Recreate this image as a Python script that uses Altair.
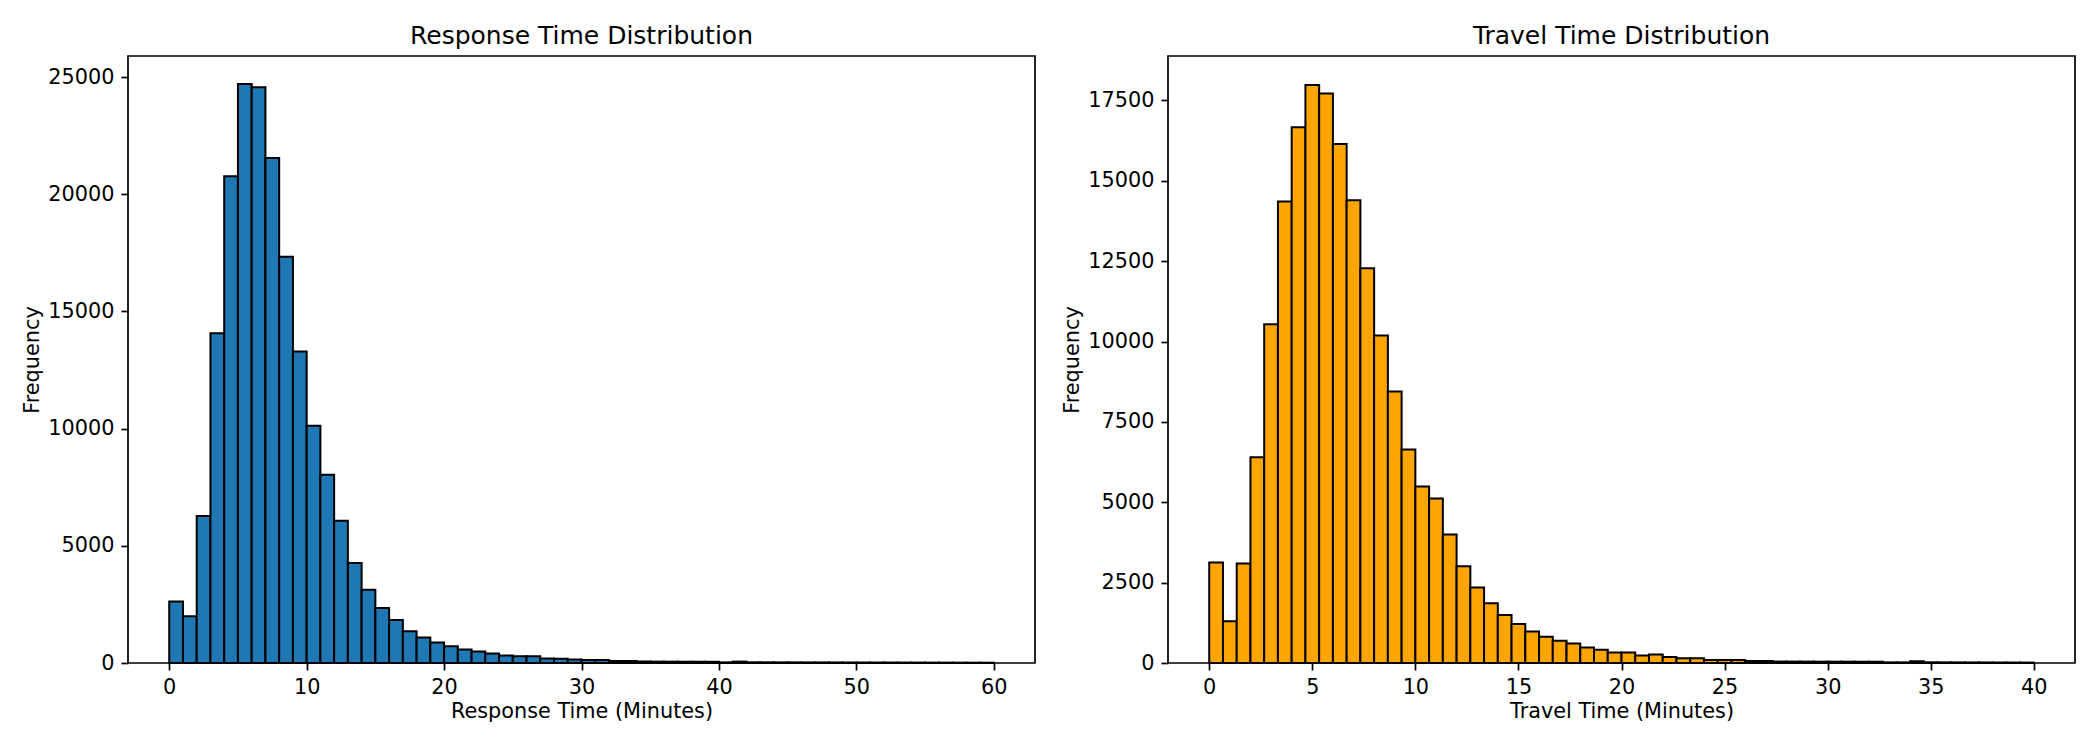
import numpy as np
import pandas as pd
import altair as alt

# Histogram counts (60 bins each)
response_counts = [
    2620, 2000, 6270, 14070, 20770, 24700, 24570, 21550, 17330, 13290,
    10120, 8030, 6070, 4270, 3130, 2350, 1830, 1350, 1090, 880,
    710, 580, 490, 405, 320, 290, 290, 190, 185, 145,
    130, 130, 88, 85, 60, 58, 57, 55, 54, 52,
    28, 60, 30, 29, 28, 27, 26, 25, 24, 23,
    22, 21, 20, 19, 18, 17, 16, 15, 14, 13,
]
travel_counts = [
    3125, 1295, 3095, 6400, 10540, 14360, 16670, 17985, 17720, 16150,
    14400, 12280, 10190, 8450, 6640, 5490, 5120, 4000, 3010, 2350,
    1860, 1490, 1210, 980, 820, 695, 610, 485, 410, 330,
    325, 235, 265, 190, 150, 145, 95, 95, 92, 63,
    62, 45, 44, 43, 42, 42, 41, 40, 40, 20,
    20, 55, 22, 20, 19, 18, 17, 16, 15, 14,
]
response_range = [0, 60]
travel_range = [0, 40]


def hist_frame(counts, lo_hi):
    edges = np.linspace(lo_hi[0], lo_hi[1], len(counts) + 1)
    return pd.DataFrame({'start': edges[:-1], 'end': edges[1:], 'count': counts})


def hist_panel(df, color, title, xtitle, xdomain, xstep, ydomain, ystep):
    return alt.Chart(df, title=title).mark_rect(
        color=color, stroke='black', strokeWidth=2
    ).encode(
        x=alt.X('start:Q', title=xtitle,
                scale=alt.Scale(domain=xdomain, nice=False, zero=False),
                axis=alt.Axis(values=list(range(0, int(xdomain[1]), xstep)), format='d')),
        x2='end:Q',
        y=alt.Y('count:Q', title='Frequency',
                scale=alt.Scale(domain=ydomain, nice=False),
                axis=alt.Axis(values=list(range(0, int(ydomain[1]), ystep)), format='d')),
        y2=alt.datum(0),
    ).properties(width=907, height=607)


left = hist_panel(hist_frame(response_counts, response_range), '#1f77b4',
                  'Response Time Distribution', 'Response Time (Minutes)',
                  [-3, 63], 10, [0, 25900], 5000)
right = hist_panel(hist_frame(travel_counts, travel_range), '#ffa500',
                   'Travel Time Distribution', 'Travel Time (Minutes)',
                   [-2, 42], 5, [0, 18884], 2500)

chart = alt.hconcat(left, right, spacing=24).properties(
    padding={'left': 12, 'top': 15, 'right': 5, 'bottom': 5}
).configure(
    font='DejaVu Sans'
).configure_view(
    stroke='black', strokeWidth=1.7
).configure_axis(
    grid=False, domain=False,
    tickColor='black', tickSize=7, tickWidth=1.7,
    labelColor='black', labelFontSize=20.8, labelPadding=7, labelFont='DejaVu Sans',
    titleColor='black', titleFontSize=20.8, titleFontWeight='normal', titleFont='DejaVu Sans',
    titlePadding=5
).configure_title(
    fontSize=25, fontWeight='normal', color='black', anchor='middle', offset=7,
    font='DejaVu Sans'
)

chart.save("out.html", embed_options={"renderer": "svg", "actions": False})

--

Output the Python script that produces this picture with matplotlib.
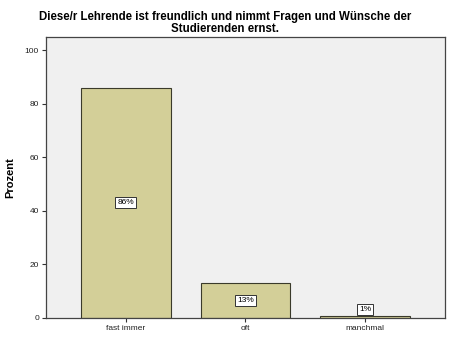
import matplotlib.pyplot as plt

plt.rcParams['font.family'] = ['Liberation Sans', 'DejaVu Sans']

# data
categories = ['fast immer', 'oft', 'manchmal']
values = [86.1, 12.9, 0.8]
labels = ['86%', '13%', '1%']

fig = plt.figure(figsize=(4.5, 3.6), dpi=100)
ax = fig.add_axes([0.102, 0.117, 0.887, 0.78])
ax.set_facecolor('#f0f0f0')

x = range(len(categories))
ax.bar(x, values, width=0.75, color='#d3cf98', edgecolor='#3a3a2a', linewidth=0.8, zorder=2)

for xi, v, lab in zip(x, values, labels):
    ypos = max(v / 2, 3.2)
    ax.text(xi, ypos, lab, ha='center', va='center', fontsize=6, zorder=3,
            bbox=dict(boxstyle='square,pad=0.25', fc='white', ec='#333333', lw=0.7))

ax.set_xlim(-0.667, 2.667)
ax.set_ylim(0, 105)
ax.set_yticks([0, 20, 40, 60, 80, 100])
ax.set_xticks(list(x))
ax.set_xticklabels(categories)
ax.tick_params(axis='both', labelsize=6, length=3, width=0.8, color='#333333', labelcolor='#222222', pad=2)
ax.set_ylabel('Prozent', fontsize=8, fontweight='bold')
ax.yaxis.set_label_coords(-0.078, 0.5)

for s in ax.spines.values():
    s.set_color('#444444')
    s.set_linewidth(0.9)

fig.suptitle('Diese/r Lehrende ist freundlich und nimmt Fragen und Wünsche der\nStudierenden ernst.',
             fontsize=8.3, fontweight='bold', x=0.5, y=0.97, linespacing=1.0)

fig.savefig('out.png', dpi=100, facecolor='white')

Written exercise: Exactly reproduce the lines from the line holding "Output the Python" through the line holding "fig.savefig('out.png', dpi=100, facecolor='white')", and only those; pictures are to be left out.

Response to this task:
Output the Python script that produces this picture with matplotlib.
import matplotlib.pyplot as plt

plt.rcParams['font.family'] = ['Liberation Sans', 'DejaVu Sans']

# data
categories = ['fast immer', 'oft', 'manchmal']
values = [86.1, 12.9, 0.8]
labels = ['86%', '13%', '1%']

fig = plt.figure(figsize=(4.5, 3.6), dpi=100)
ax = fig.add_axes([0.102, 0.117, 0.887, 0.78])
ax.set_facecolor('#f0f0f0')

x = range(len(categories))
ax.bar(x, values, width=0.75, color='#d3cf98', edgecolor='#3a3a2a', linewidth=0.8, zorder=2)

for xi, v, lab in zip(x, values, labels):
    ypos = max(v / 2, 3.2)
    ax.text(xi, ypos, lab, ha='center', va='center', fontsize=6, zorder=3,
            bbox=dict(boxstyle='square,pad=0.25', fc='white', ec='#333333', lw=0.7))

ax.set_xlim(-0.667, 2.667)
ax.set_ylim(0, 105)
ax.set_yticks([0, 20, 40, 60, 80, 100])
ax.set_xticks(list(x))
ax.set_xticklabels(categories)
ax.tick_params(axis='both', labelsize=6, length=3, width=0.8, color='#333333', labelcolor='#222222', pad=2)
ax.set_ylabel('Prozent', fontsize=8, fontweight='bold')
ax.yaxis.set_label_coords(-0.078, 0.5)

for s in ax.spines.values():
    s.set_color('#444444')
    s.set_linewidth(0.9)

fig.suptitle('Diese/r Lehrende ist freundlich und nimmt Fragen und Wünsche der\nStudierenden ernst.',
             fontsize=8.3, fontweight='bold', x=0.5, y=0.97, linespacing=1.0)

fig.savefig('out.png', dpi=100, facecolor='white')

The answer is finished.